Apologies to those who were hoping for longer, more boring tutorials at this point. But wires helps us finish debunking two objections to making programming languages, and domain-specific languages in particular:
“It’s cumbersome and difficult.” Not at all. Racket has the capacity to make complex programming languages. But as we’ve seen in wires and the other tutorials so far, it can also make very simple DSLs. Because of this, Racket makes DSL-building a technique that’s practical for a wide range of programming problems—even little ones.
“Few problems are naturally suited to DSLs.” This objection mostly arises from a lack of creative perspective. Sure, not every problem demands a DSL. But with wires, we approached the problem by asking a simple but revealing question: what if we treated our puzzle input as code for a not-yet-existing language? It turns out that we can ask this question about a lot of possible inputs. (In the jsonic tutorial, we asked it about JSON.)
Moreover, have a look at some of the other approaches to solving this puzzle. Essentially they’re all doing the same work as wires, but with brutal inefficiency: first they break the input data into pieces (like our reader) and then assign meaning to those pieces (like our expander).
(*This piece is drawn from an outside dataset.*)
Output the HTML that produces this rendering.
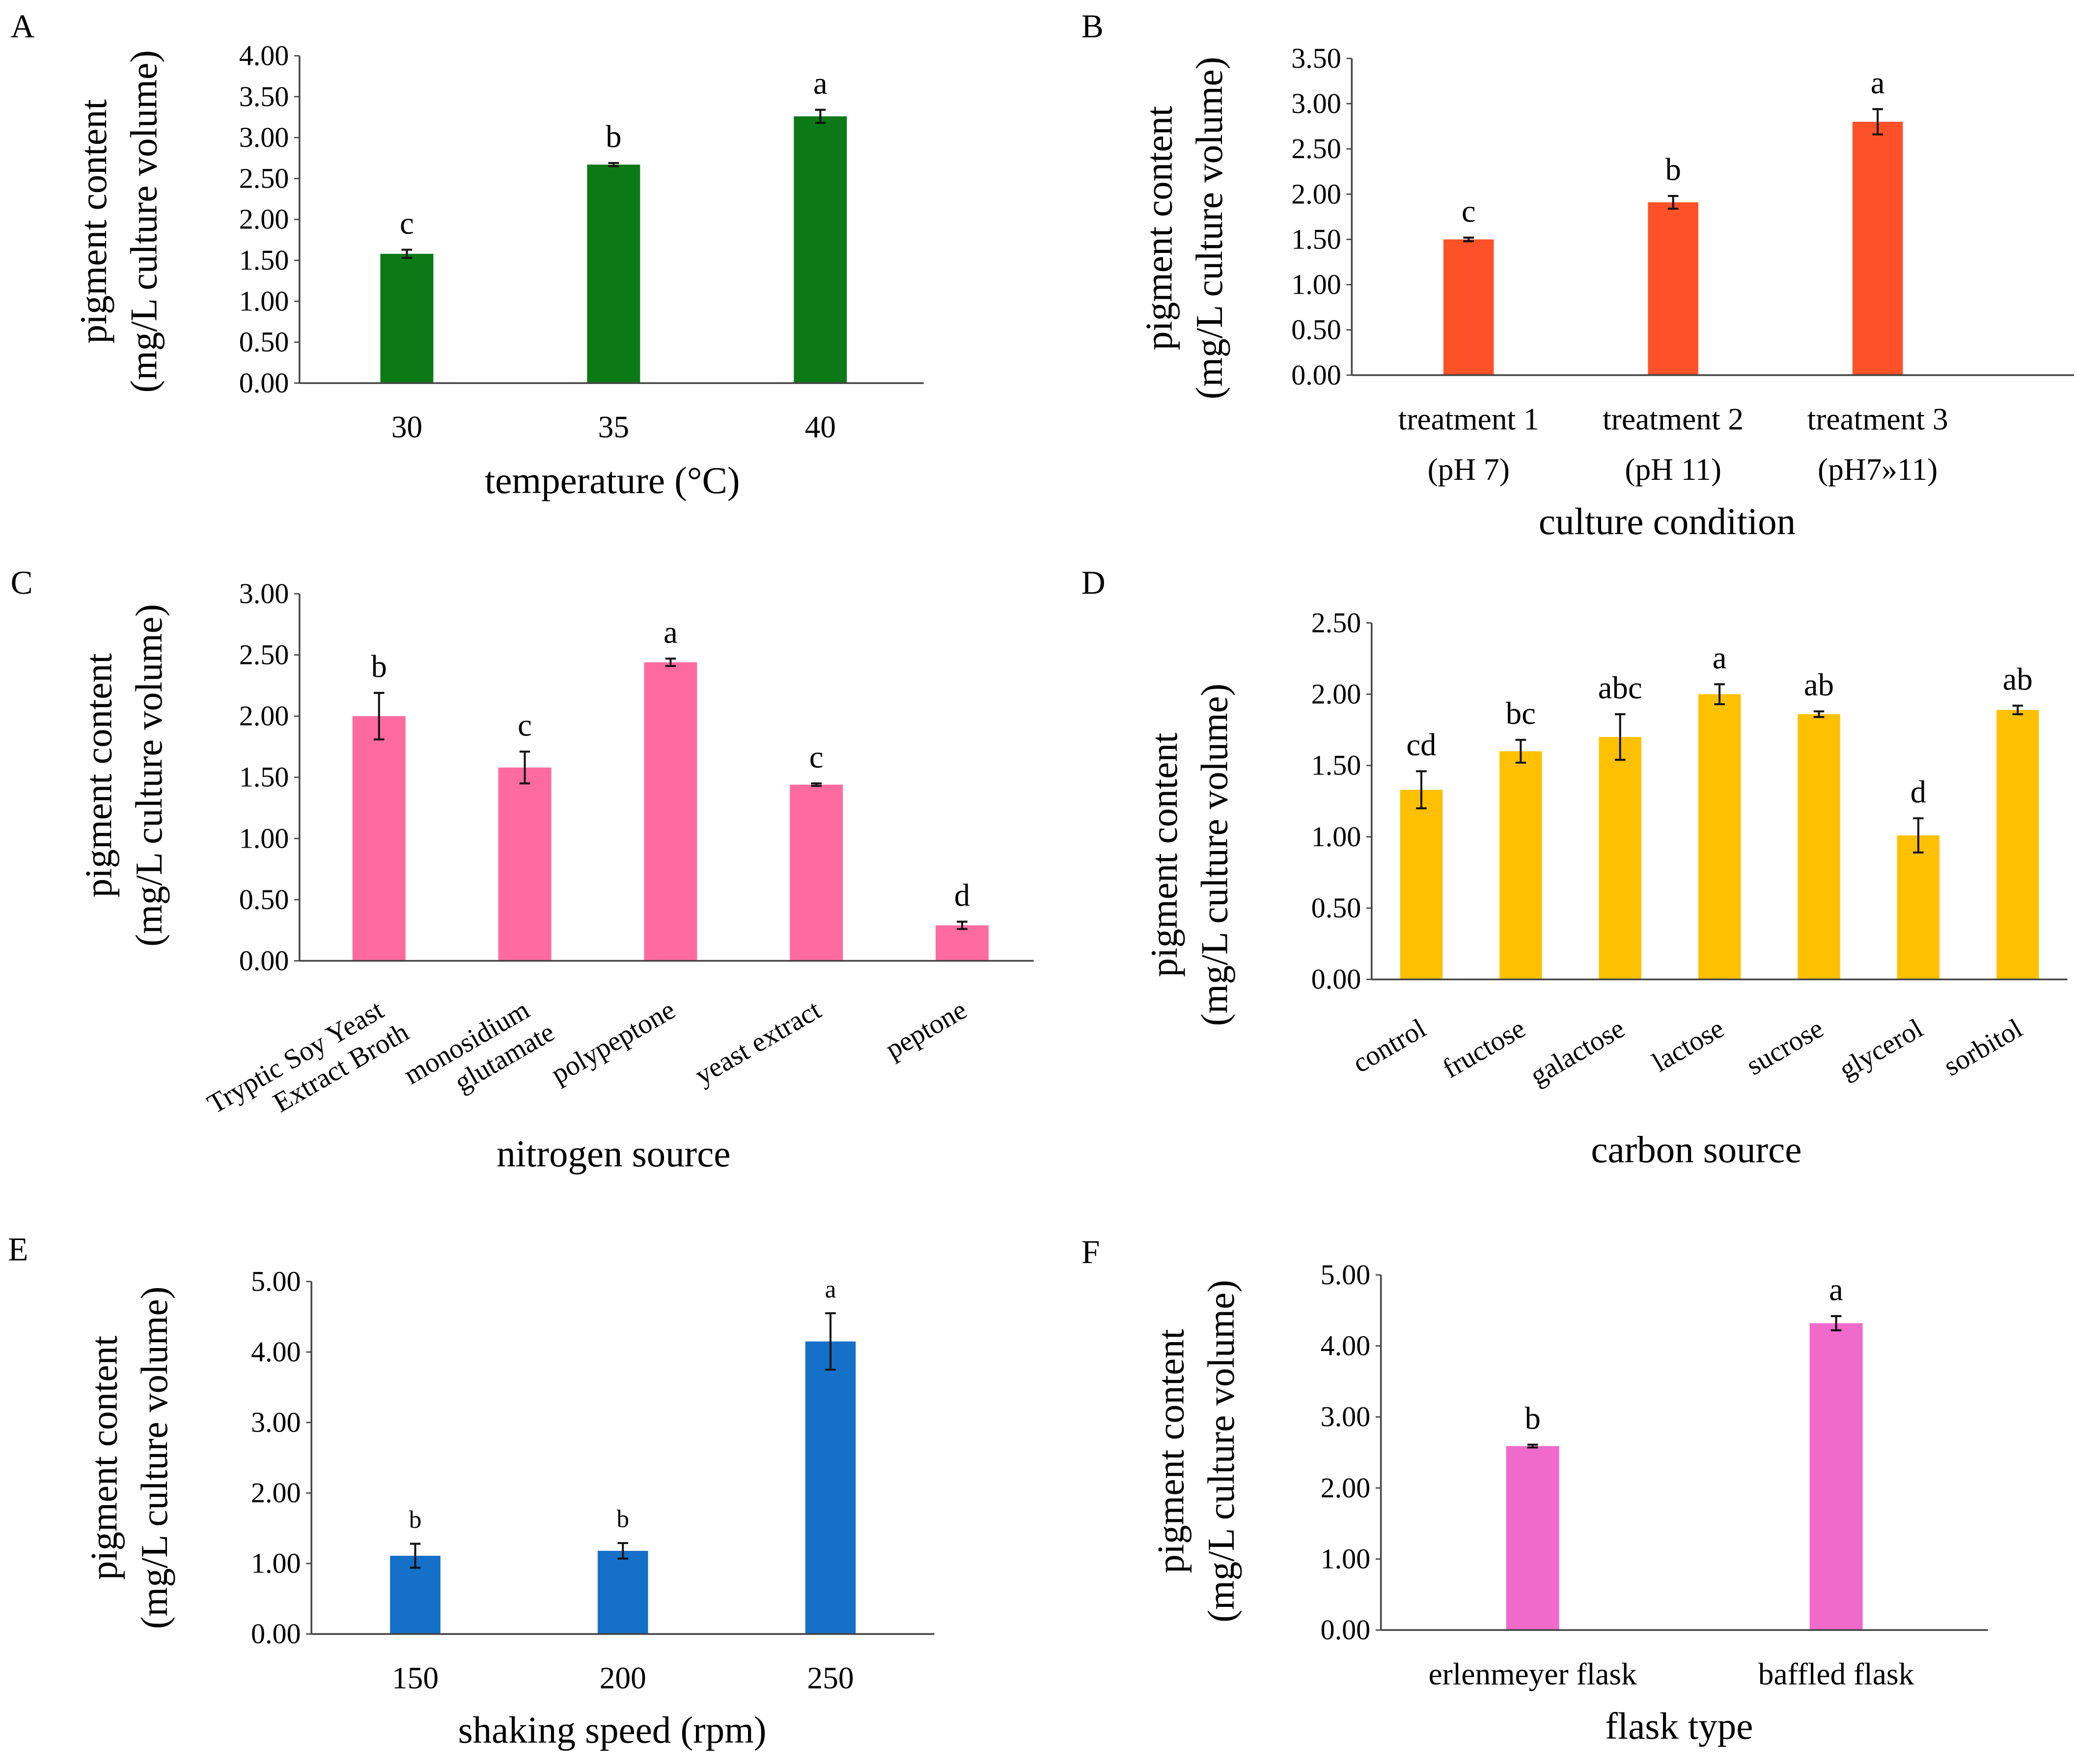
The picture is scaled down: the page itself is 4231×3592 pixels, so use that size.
<!DOCTYPE html>
<html><head><meta charset="utf-8">
<style>
html,body{margin:0;padding:0;background:#fff;}
svg{display:block;font-family:"Liberation Serif",serif;}
</style></head>
<body>
<svg id="fig" width="4231" height="3592" viewBox="0 0 1568 1331" xmlns="http://www.w3.org/2000/svg"></svg>
<script>
// Panel A
const catsA=["30","35","40"];
const valsA=[1.58,2.67,3.26];
const errA=[0.05,0.02,0.08];
const letA=["c","b","a"];
const ticksA=[0,0.5,1,1.5,2,2.5,3,3.5,4];
// Panel B
const catsB=[["treatment 1","(pH 7)"],["treatment 2","(pH 11)"],["treatment 3","(pH7»11)"]];
const valsB=[1.50,1.91,2.80];
const errB=[0.02,0.07,0.14];
const letB=["c","b","a"];
const ticksB=[0,0.5,1,1.5,2,2.5,3,3.5];
// Panel C
const catsC=[["Tryptic Soy Yeast","Extract Broth"],["monosidium","glutamate"],["polypeptone"],["yeast extract"],["peptone"]];
const valsC=[2.00,1.58,2.44,1.44,0.29];
const errC=[0.19,0.13,0.03,0.01,0.03];
const letC=["b","c","a","c","d"];
const ticksC=[0,0.5,1,1.5,2,2.5,3];
// Panel D
const catsD=[["control"],["fructose"],["galactose"],["lactose"],["sucrose"],["glycerol"],["sorbitol"]];
const valsD=[1.33,1.60,1.70,2.00,1.86,1.01,1.89];
const errD=[0.13,0.08,0.16,0.07,0.02,0.12,0.03];
const letD=["cd","bc","abc","a","ab","d","ab"];
const ticksD=[0,0.5,1,1.5,2,2.5];
// Panel E
const catsE=["150","200","250"];
const valsE=[1.11,1.18,4.15];
const errE=[0.17,0.11,0.40];
const letE=["b","b","a"];
const ticksE=[0,1,2,3,4,5];
// Panel F
const catsF=["erlenmeyer flask","baffled flask"];
const valsF=[2.59,4.32];
const errF=[0.02,0.10];
const letF=["b","a"];
const ticksF=[0,1,2,3,4,5];

const svg=document.getElementById('fig');
const NS="http://www.w3.org/2000/svg";
function mk(tag,attrs,parent){const e=document.createElementNS(NS,tag);for(const k in attrs)e.setAttribute(k,attrs[k]);(parent||svg).appendChild(e);return e;}
function txt(s,attrs,parent){const e=mk('text',attrs,parent);e.textContent=s;return e;}

function panel(p){
  const g=mk('g',{});
  
  
  const pl=txt(p.id,{x:p.lx,y:p.ly,'font-size':25},g);
  
  
  const ymax=p.ticks[p.ticks.length-1];
  const ys=v=>p.y0-(v/ymax)*(p.y0-p.yT);
  p.ticks.forEach(t=>{
    const tl=txt(t.toFixed(2),{x:p.x0-8,y:ys(t)+7,'font-size':21.5,'text-anchor':'end'},g);
    
    
    mk('line',{x1:p.x0-4,x2:p.x0,y1:ys(t),y2:ys(t),stroke:'#444','stroke-width':1},g);
  });
  const ya=mk('line',{x1:p.x0,x2:p.x0,y1:p.yT,y2:p.y0,stroke:'#444','stroke-width':1.3},g);
  
  
  const n=p.vals.length;
  const ca=p.ca!==undefined?p.ca:p.x0, cb=p.cb!==undefined?p.cb:p.x1;
  const step=(cb-ca)/n;
  const xs=i=>ca+step*(i+0.5);
  p.vals.forEach((v,i)=>{
    const cx=xs(i);
    const b=mk('rect',{x:cx-p.bw/2,y:ys(v),width:p.bw,height:p.y0-ys(v),fill:p.color},g);
    
    
    const e=p.err[i];
    const eg=mk('g',{stroke:'#111','stroke-width':1.5},g);
    
    
    mk('line',{x1:cx,x2:cx,y1:ys(v+e),y2:ys(v-e)},eg);
    mk('line',{x1:cx-4,x2:cx+4,y1:ys(v+e),y2:ys(v+e)},eg);
    mk('line',{x1:cx-4,x2:cx+4,y1:ys(v-e),y2:ys(v-e)},eg);
    const lt=txt(p.letters[i],{x:cx,y:ys(v+e)-12,'font-size':p.letSize||24,'text-anchor':'middle'},g);
    
    
    const c=p.cats[i];
    const lines=Array.isArray(c)?c:[c];
    if(p.rot){
      const tg=mk('g',{transform:`translate(${cx+2},${p.y0+36}) rotate(-30)`},g);
      
      
      lines.forEach((l,j)=>txt(l,{x:j*8,y:j*24+6,'font-size':21,'text-anchor':'end'},tg));
    } else {
      lines.forEach((l,j)=>{
        const t=txt(l,{x:cx,y:p.y0+41+j*38,'font-size':23.5,'text-anchor':'middle'},g);
        
        
      });
    }
  });
  const xa=mk('line',{x1:p.x0,x2:p.x1,y1:p.y0,y2:p.y0,stroke:'#444','stroke-width':1.3},g);
  
  
  const xt=txt(p.xtitle,{x:p.xtx,y:p.xty,'font-size':28.5,'text-anchor':'middle'},g);
  
  
  const yt=mk('g',{transform:`translate(${p.ytx},${p.yty}) rotate(-90)`},g);
  
  
  txt('pigment content',{x:0,y:0,'font-size':28.5,'text-anchor':'middle'},yt);
  txt('(mg/L culture volume)',{x:0,y:38,'font-size':28.5,'text-anchor':'middle'},yt);
}

panel({id:'A',lx:8,ly:28,x0:226,x1:697,ca:229,cb:697,y0:289,yT:42,ticks:ticksA,vals:valsA,err:errA,letters:letA,cats:catsA,color:'#0b7a16',bw:40,xtitle:'temperature (°C)',xtx:462,xty:372,ytx:80,yty:167});
panel({id:'B',lx:816,ly:28,x0:1020,x1:1565,ca:1031,cb:1494,y0:283,yT:44,ticks:ticksB,vals:valsB,err:errB,letters:letB,cats:catsB,color:'#ff5128',bw:38,xtitle:'culture condition',xtx:1258,xty:403,ytx:884,yty:172});
panel({id:'C',lx:8,ly:448,x0:226,x1:780,ca:231,cb:781,y0:725,yT:448,ticks:ticksC,vals:valsC,err:errC,letters:letC,cats:catsC,color:'#ff6b9f',bw:40,rot:true,xtitle:'nitrogen source',xtx:463,xty:880,ytx:84,yty:585});
panel({id:'D',lx:816,ly:448,x0:1035,x1:1560,y0:739,yT:470,ticks:ticksD,vals:valsD,err:errD,letters:letD,cats:catsD,color:'#ffc000',bw:32,rot:true,xtitle:'carbon source',xtx:1280,xty:877,ytx:888,yty:645});
panel({id:'E',lx:6,ly:951,x0:235,x1:705,y0:1233,yT:967,ticks:ticksE,vals:valsE,err:errE,letters:letE,cats:catsE,color:'#1470c8',bw:38,letSize:19,xtitle:'shaking speed (rpm)',xtx:462,xty:1315,ytx:88,yty:1100});
panel({id:'F',lx:816,ly:953,x0:1042,x1:1500,y0:1230,yT:962,ticks:ticksF,vals:valsF,err:errF,letters:letF,cats:catsF,color:'#f06acb',bw:40,xtitle:'flask type',xtx:1267,xty:1312,ytx:893,yty:1095});
</script>
</body></html>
Why not use the right tool for the job? The pleasure of building languages with Racket is that we always have access to the deepest abstractions of the Racket language—including macros, lexical contexts, identifiers, and bindings. Therefore, we can often make tricky problems much simpler by mapping our problem directly onto these deep abstractions.
And if our programs end up shorter than everyone else’s—well, that’s a burden we can learn to live with.